**YOUR OBJECTIVE:** Transcribe the records below exactly as they appear, omitting any pictures.

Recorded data
+---+

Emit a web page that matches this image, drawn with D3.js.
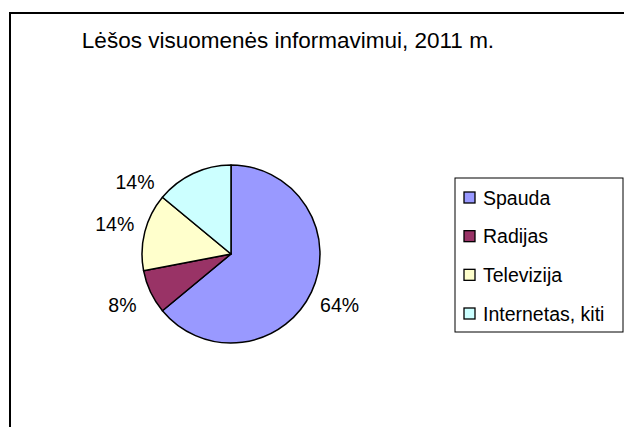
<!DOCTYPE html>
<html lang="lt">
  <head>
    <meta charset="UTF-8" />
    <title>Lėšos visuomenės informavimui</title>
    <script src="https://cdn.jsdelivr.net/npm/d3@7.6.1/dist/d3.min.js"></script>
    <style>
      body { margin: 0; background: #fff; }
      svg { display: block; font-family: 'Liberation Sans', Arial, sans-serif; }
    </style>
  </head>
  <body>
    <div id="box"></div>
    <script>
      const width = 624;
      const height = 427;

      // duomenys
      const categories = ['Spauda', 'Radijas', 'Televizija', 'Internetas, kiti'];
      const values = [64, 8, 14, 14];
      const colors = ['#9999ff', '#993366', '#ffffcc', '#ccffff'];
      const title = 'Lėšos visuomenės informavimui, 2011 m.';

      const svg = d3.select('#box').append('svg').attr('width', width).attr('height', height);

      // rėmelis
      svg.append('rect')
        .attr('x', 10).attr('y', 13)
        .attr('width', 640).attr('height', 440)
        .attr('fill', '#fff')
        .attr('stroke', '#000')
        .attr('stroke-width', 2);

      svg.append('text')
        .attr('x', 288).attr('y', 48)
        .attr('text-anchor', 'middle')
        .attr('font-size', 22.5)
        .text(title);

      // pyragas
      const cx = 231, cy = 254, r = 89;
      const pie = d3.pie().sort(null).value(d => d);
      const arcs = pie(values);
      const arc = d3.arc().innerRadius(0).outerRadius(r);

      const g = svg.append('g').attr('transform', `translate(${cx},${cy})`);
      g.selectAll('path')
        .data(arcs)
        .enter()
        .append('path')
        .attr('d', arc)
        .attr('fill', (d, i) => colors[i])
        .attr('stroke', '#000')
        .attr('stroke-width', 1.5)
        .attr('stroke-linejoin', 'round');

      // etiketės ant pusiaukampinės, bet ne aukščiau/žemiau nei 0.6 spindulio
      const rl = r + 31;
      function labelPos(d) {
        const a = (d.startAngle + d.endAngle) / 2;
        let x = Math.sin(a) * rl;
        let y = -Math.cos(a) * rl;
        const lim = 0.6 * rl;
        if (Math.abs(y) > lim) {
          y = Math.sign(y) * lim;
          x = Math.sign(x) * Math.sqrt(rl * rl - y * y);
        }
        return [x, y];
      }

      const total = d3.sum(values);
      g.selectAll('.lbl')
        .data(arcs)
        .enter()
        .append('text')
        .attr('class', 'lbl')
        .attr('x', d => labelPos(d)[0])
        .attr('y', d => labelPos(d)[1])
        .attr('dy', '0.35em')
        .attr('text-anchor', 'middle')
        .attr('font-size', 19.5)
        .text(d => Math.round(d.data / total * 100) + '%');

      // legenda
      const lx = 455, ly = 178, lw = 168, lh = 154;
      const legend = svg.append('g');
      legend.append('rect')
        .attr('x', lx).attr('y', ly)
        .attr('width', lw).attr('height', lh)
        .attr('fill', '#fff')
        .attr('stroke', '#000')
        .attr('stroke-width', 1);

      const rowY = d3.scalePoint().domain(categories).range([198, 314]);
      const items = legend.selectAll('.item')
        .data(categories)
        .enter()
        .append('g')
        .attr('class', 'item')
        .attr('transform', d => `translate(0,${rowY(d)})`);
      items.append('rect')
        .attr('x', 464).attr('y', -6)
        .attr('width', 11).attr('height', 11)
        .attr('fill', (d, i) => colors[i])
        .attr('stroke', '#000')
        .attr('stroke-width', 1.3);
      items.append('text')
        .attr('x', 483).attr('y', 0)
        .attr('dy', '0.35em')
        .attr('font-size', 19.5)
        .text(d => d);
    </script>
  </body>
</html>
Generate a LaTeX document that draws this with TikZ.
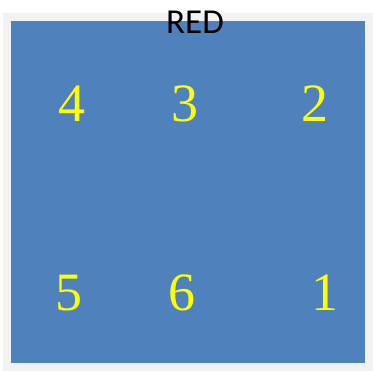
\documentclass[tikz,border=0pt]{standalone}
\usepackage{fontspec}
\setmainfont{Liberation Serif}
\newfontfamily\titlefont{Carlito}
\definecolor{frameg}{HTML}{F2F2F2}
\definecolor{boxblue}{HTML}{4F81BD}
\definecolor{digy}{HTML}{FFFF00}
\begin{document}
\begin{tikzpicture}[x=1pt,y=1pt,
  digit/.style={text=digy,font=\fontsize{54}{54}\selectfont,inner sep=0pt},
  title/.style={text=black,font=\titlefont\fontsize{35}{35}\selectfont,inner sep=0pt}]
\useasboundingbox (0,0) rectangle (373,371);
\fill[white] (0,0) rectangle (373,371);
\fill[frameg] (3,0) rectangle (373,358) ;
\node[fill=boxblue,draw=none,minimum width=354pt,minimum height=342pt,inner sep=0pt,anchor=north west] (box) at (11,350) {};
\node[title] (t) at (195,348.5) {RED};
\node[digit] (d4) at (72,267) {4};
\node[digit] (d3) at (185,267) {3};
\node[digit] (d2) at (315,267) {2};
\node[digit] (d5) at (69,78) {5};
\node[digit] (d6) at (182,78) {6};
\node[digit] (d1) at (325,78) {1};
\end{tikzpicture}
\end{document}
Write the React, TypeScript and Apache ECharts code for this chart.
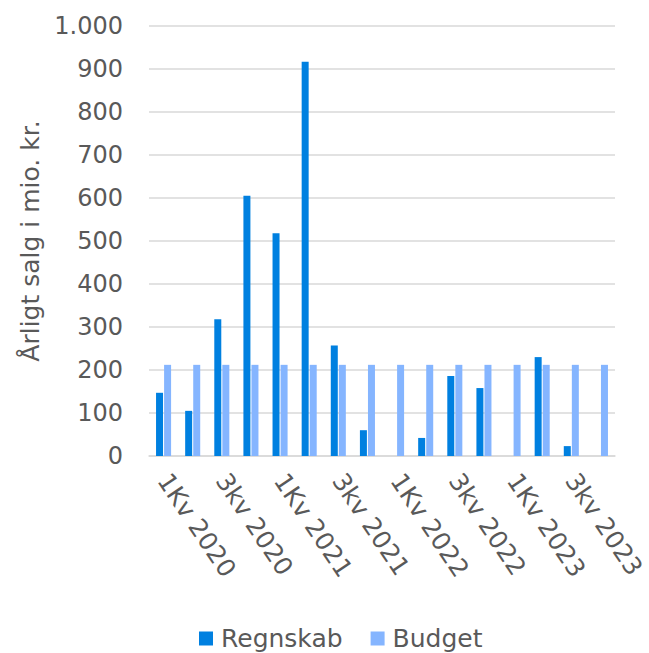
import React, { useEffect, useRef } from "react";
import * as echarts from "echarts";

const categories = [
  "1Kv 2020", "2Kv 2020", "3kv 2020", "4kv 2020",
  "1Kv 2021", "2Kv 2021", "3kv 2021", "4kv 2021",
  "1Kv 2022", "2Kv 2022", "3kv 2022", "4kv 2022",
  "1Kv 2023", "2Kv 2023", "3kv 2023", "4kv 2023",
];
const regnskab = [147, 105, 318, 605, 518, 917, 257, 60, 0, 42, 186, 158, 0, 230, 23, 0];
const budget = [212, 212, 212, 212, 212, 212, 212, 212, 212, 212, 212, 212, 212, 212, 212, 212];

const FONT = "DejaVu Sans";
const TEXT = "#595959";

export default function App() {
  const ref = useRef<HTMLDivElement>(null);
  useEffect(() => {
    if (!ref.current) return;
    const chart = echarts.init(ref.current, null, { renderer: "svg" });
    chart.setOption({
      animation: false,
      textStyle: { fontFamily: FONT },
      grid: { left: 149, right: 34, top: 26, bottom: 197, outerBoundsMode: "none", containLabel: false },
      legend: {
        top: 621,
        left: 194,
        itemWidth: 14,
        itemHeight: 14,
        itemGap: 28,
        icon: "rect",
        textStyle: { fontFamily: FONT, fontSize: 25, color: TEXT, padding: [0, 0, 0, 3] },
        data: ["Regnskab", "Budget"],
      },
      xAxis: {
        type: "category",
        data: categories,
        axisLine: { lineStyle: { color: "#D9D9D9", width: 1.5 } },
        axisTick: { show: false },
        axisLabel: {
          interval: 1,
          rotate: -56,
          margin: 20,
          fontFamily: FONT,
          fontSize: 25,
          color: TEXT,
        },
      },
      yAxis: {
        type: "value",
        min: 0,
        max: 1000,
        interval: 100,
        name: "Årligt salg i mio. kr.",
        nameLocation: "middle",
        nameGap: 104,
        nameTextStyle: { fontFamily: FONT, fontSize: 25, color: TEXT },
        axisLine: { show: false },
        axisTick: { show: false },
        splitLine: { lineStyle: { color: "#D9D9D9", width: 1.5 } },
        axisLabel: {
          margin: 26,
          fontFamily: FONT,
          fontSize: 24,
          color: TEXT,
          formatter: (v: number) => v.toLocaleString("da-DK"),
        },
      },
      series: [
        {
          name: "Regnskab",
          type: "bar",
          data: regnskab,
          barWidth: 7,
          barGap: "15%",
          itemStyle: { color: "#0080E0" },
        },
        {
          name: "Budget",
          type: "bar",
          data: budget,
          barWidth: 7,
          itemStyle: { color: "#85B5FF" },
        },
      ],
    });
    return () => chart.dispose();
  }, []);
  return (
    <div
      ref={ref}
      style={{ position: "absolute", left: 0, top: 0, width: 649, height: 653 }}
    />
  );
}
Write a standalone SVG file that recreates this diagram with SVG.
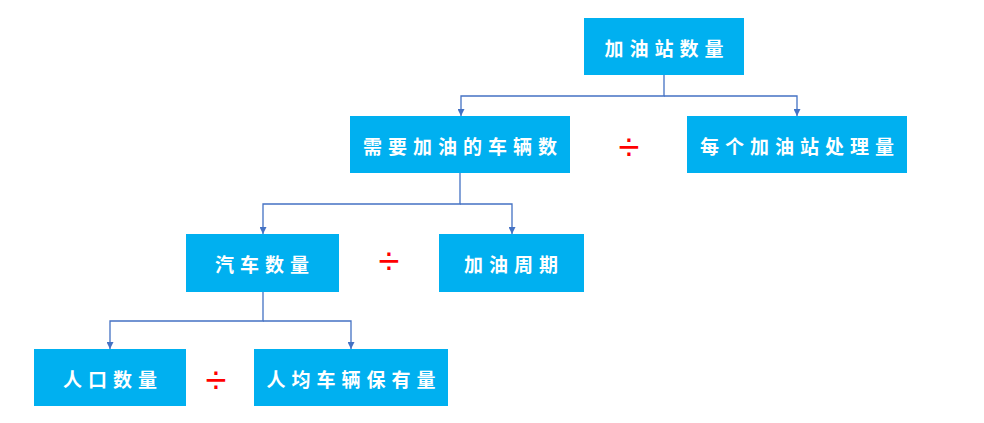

+---+

**OUTPUT FOR THIS TASK:**
Emit a web page that matches this image, drawn with D3.js.
<!DOCTYPE html>
<html lang="lt">
  <head>
    <meta charset="UTF-8" />
    <title>Lėšos visuomenės informavimui</title>
    <script src="https://cdn.jsdelivr.net/npm/d3@7.6.1/dist/d3.min.js"></script>
    <style>
      body { margin: 0; background: #fff; }
      svg { display: block; font-family: 'Liberation Sans', Arial, sans-serif; }
    </style>
  </head>
  <body>
    <div id="box"></div>
    <script>
      const width = 624;
      const height = 427;

      // duomenys
      const categories = ['Spauda', 'Radijas', 'Televizija', 'Internetas, kiti'];
      const values = [64, 8, 14, 14];
      const colors = ['#9999ff', '#993366', '#ffffcc', '#ccffff'];
      const title = 'Lėšos visuomenės informavimui, 2011 m.';

      const svg = d3.select('#box').append('svg').attr('width', width).attr('height', height);

      // rėmelis
      svg.append('rect')
        .attr('x', 10).attr('y', 13)
        .attr('width', 640).attr('height', 440)
        .attr('fill', '#fff')
        .attr('stroke', '#000')
        .attr('stroke-width', 2);

      svg.append('text')
        .attr('x', 288).attr('y', 48)
        .attr('text-anchor', 'middle')
        .attr('font-size', 22.5)
        .text(title);

      // pyragas
      const cx = 231, cy = 254, r = 89;
      const pie = d3.pie().sort(null).value(d => d);
      const arcs = pie(values);
      const arc = d3.arc().innerRadius(0).outerRadius(r);

      const g = svg.append('g').attr('transform', `translate(${cx},${cy})`);
      g.selectAll('path')
        .data(arcs)
        .enter()
        .append('path')
        .attr('d', arc)
        .attr('fill', (d, i) => colors[i])
        .attr('stroke', '#000')
        .attr('stroke-width', 1.5)
        .attr('stroke-linejoin', 'round');

      // etiketės ant pusiaukampinės, bet ne aukščiau/žemiau nei 0.6 spindulio
      const rl = r + 31;
      function labelPos(d) {
        const a = (d.startAngle + d.endAngle) / 2;
        let x = Math.sin(a) * rl;
        let y = -Math.cos(a) * rl;
        const lim = 0.6 * rl;
        if (Math.abs(y) > lim) {
          y = Math.sign(y) * lim;
          x = Math.sign(x) * Math.sqrt(rl * rl - y * y);
        }
        return [x, y];
      }

      const total = d3.sum(values);
      g.selectAll('.lbl')
        .data(arcs)
        .enter()
        .append('text')
        .attr('class', 'lbl')
        .attr('x', d => labelPos(d)[0])
        .attr('y', d => labelPos(d)[1])
        .attr('dy', '0.35em')
        .attr('text-anchor', 'middle')
        .attr('font-size', 19.5)
        .text(d => Math.round(d.data / total * 100) + '%');

      // legenda
      const lx = 455, ly = 178, lw = 168, lh = 154;
      const legend = svg.append('g');
      legend.append('rect')
        .attr('x', lx).attr('y', ly)
        .attr('width', lw).attr('height', lh)
        .attr('fill', '#fff')
        .attr('stroke', '#000')
        .attr('stroke-width', 1);

      const rowY = d3.scalePoint().domain(categories).range([198, 314]);
      const items = legend.selectAll('.item')
        .data(categories)
        .enter()
        .append('g')
        .attr('class', 'item')
        .attr('transform', d => `translate(0,${rowY(d)})`);
      items.append('rect')
        .attr('x', 464).attr('y', -6)
        .attr('width', 11).attr('height', 11)
        .attr('fill', (d, i) => colors[i])
        .attr('stroke', '#000')
        .attr('stroke-width', 1.3);
      items.append('text')
        .attr('x', 483).attr('y', 0)
        .attr('dy', '0.35em')
        .attr('font-size', 19.5)
        .text(d => d);
    </script>
  </body>
</html>
Generate a LaTeX document that draws this with TikZ.
\documentclass[tikz,border=0pt]{standalone}
\usepackage{fontspec}
\setmainfont{Liberation Serif}
\newfontfamily\titlefont{Carlito}
\definecolor{frameg}{HTML}{F2F2F2}
\definecolor{boxblue}{HTML}{4F81BD}
\definecolor{digy}{HTML}{FFFF00}
\begin{document}
\begin{tikzpicture}[x=1pt,y=1pt,
  digit/.style={text=digy,font=\fontsize{54}{54}\selectfont,inner sep=0pt},
  title/.style={text=black,font=\titlefont\fontsize{35}{35}\selectfont,inner sep=0pt}]
\useasboundingbox (0,0) rectangle (373,371);
\fill[white] (0,0) rectangle (373,371);
\fill[frameg] (3,0) rectangle (373,358) ;
\node[fill=boxblue,draw=none,minimum width=354pt,minimum height=342pt,inner sep=0pt,anchor=north west] (box) at (11,350) {};
\node[title] (t) at (195,348.5) {RED};
\node[digit] (d4) at (72,267) {4};
\node[digit] (d3) at (185,267) {3};
\node[digit] (d2) at (315,267) {2};
\node[digit] (d5) at (69,78) {5};
\node[digit] (d6) at (182,78) {6};
\node[digit] (d1) at (325,78) {1};
\end{tikzpicture}
\end{document}
Write the React, TypeScript and Apache ECharts code for this chart.
import React, { useEffect, useRef } from "react";
import * as echarts from "echarts";

const categories = [
  "1Kv 2020", "2Kv 2020", "3kv 2020", "4kv 2020",
  "1Kv 2021", "2Kv 2021", "3kv 2021", "4kv 2021",
  "1Kv 2022", "2Kv 2022", "3kv 2022", "4kv 2022",
  "1Kv 2023", "2Kv 2023", "3kv 2023", "4kv 2023",
];
const regnskab = [147, 105, 318, 605, 518, 917, 257, 60, 0, 42, 186, 158, 0, 230, 23, 0];
const budget = [212, 212, 212, 212, 212, 212, 212, 212, 212, 212, 212, 212, 212, 212, 212, 212];

const FONT = "DejaVu Sans";
const TEXT = "#595959";

export default function App() {
  const ref = useRef<HTMLDivElement>(null);
  useEffect(() => {
    if (!ref.current) return;
    const chart = echarts.init(ref.current, null, { renderer: "svg" });
    chart.setOption({
      animation: false,
      textStyle: { fontFamily: FONT },
      grid: { left: 149, right: 34, top: 26, bottom: 197, outerBoundsMode: "none", containLabel: false },
      legend: {
        top: 621,
        left: 194,
        itemWidth: 14,
        itemHeight: 14,
        itemGap: 28,
        icon: "rect",
        textStyle: { fontFamily: FONT, fontSize: 25, color: TEXT, padding: [0, 0, 0, 3] },
        data: ["Regnskab", "Budget"],
      },
      xAxis: {
        type: "category",
        data: categories,
        axisLine: { lineStyle: { color: "#D9D9D9", width: 1.5 } },
        axisTick: { show: false },
        axisLabel: {
          interval: 1,
          rotate: -56,
          margin: 20,
          fontFamily: FONT,
          fontSize: 25,
          color: TEXT,
        },
      },
      yAxis: {
        type: "value",
        min: 0,
        max: 1000,
        interval: 100,
        name: "Årligt salg i mio. kr.",
        nameLocation: "middle",
        nameGap: 104,
        nameTextStyle: { fontFamily: FONT, fontSize: 25, color: TEXT },
        axisLine: { show: false },
        axisTick: { show: false },
        splitLine: { lineStyle: { color: "#D9D9D9", width: 1.5 } },
        axisLabel: {
          margin: 26,
          fontFamily: FONT,
          fontSize: 24,
          color: TEXT,
          formatter: (v: number) => v.toLocaleString("da-DK"),
        },
      },
      series: [
        {
          name: "Regnskab",
          type: "bar",
          data: regnskab,
          barWidth: 7,
          barGap: "15%",
          itemStyle: { color: "#0080E0" },
        },
        {
          name: "Budget",
          type: "bar",
          data: budget,
          barWidth: 7,
          itemStyle: { color: "#85B5FF" },
        },
      ],
    });
    return () => chart.dispose();
  }, []);
  return (
    <div
      ref={ref}
      style={{ position: "absolute", left: 0, top: 0, width: 649, height: 653 }}
    />
  );
}
Write a standalone SVG file that recreates this diagram with SVG.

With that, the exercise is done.